[TASK INSTRUCTIONS] Everything from the first line of the data below through the line that contains "color=gray!32] (0,0) rectangle (800,400);" should be written out exactly, please, and nothing more; the pictures stay out.

[SUPPLIED INFORMATION]
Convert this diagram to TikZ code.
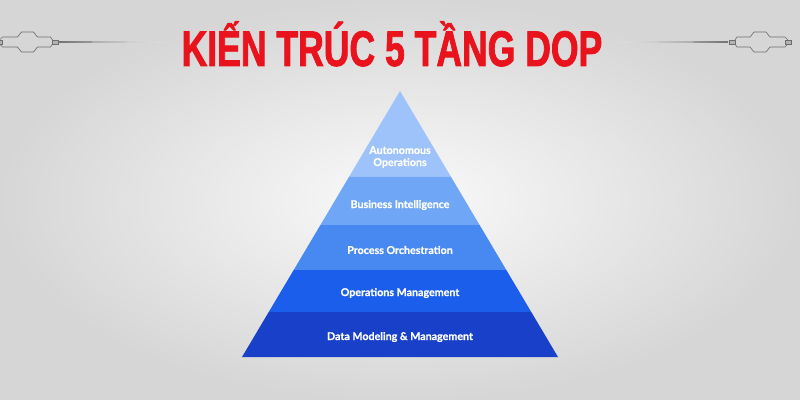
\documentclass[tikz,border=0pt]{standalone}
\usepackage{fontspec}
\setmainfont{Lato}[BoldFeatures={FakeBold=0.8}]
\newfontfamily\titlefont[FakeStretch=0.71,FakeBold=1.5]{Liberation Sans Bold}
\usepackage{tikz}
\usetikzlibrary{calc,positioning}
\definecolor{titlered}{RGB}{232,19,28}
\definecolor{layA}{RGB}{158,195,250}
\definecolor{layB}{RGB}{112,166,246}
\definecolor{layC}{RGB}{72,136,241}
\definecolor{layD}{RGB}{28,94,236}
\definecolor{layE}{RGB}{24,64,200}
\definecolor{ornline}{RGB}{110,110,110}

\begin{document}
\begin{tikzpicture}[x=0.025cm,y=-0.025cm,
  lab/.style={text=white,font=\bfseries\fontsize{7.6}{8.6}\selectfont,align=center},
  orn/.style={draw=ornline,line width=0.45pt}]
\useasboundingbox (0,0) rectangle (800,400);
\shade[inner color=gray!4,outer color=gray!32] (0,0) rectangle (800,400);

% title
\node[anchor=base,text=titlered,font=\titlefont\fontsize{35.6}{40}\selectfont] (title) at (392,66) {KIẾN TRÚC 5 TẦNG DOP};

% side ornaments
\coordinate (ornL) at (27.5,42);
\coordinate (ornR) at (760,42);
\foreach \c/\s in {ornL/1,ornR/-1}{
  \begin{scope}[shift={(\c)},xscale=\s]
  \draw[orn] (-28,-2) -- (-25,-5) -- (-10,-5) -- (-6,-10) -- (6,-10) -- (10,-5) -- (23,-5) -- (25,-2);
  \draw[orn] (-28,2) -- (-25,5) -- (-10,5) -- (-6,10) -- (6,10) -- (10,5) -- (23,5) -- (25,2);
  \draw[orn,fill=gray!60] (25,-2) rectangle (31,2);
  \draw[orn,fill=gray!60] (-25,-2) rectangle (-31,2);
  \end{scope}
}
\shade[left color=gray!90!black,right color=gray!15] (58,41) -- (167,41.8) -- (167,42.2) -- (58,43) -- cycle;
\shade[right color=gray!90!black,left color=gray!15] (728,41) -- (617,41.8) -- (617,42.2) -- (728,43) -- cycle;

% pyramid
\coordinate (apex) at (400,91);
\coordinate (bl) at (242,357);
\coordinate (br) at (558,357);
\foreach \a/\b/\col in {0/0.323/layA,0.323/0.504/layB,0.504/0.673/layC,0.673/0.831/layD,0.831/1/layE}{
  \fill[\col] ($(apex)!\a!(bl)$) -- ($(apex)!\a!(br)$) -- ($(apex)!\b!(br)$) -- ($(apex)!\b!(bl)$) -- cycle;
}
\node[lab] (auto) at (400,157) {Autonomous\\Operations};
\node[lab] (bi) at (400,205) {Business Intelligence};
\node[lab] (po) at (400,250) {Process Orchestration};
\node[lab] (om) at (400,293) {Operations Management};
\node[lab] (dm) at (400,337) {Data Modeling \& Management};
\end{tikzpicture}
\end{document}
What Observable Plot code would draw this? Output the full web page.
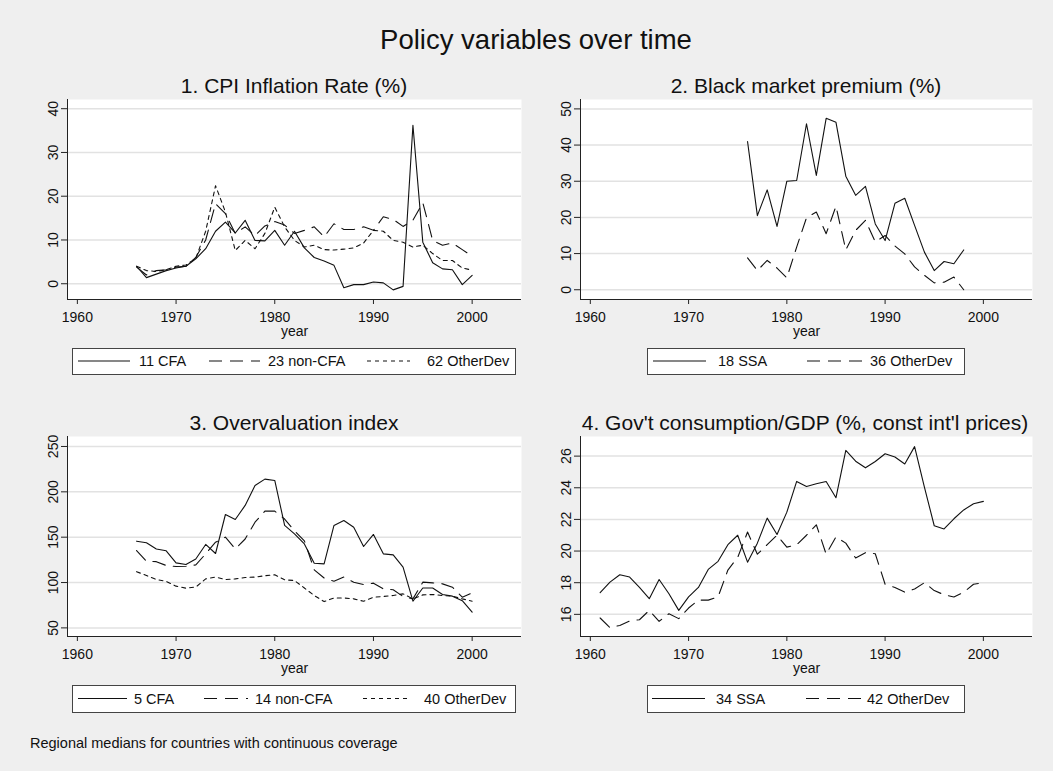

[WRITTEN ANSWER]
Convert this diagram to TikZ code.
\documentclass[tikz,border=0pt]{standalone}
\usepackage{fontspec}
\setmainfont{Lato}[BoldFeatures={FakeBold=0.8}]
\newfontfamily\titlefont[FakeStretch=0.71,FakeBold=1.5]{Liberation Sans Bold}
\usepackage{tikz}
\usetikzlibrary{calc,positioning}
\definecolor{titlered}{RGB}{232,19,28}
\definecolor{layA}{RGB}{158,195,250}
\definecolor{layB}{RGB}{112,166,246}
\definecolor{layC}{RGB}{72,136,241}
\definecolor{layD}{RGB}{28,94,236}
\definecolor{layE}{RGB}{24,64,200}
\definecolor{ornline}{RGB}{110,110,110}

\begin{document}
\begin{tikzpicture}[x=0.025cm,y=-0.025cm,
  lab/.style={text=white,font=\bfseries\fontsize{7.6}{8.6}\selectfont,align=center},
  orn/.style={draw=ornline,line width=0.45pt}]
\useasboundingbox (0,0) rectangle (800,400);
\shade[inner color=gray!4,outer color=gray!32] (0,0) rectangle (800,400);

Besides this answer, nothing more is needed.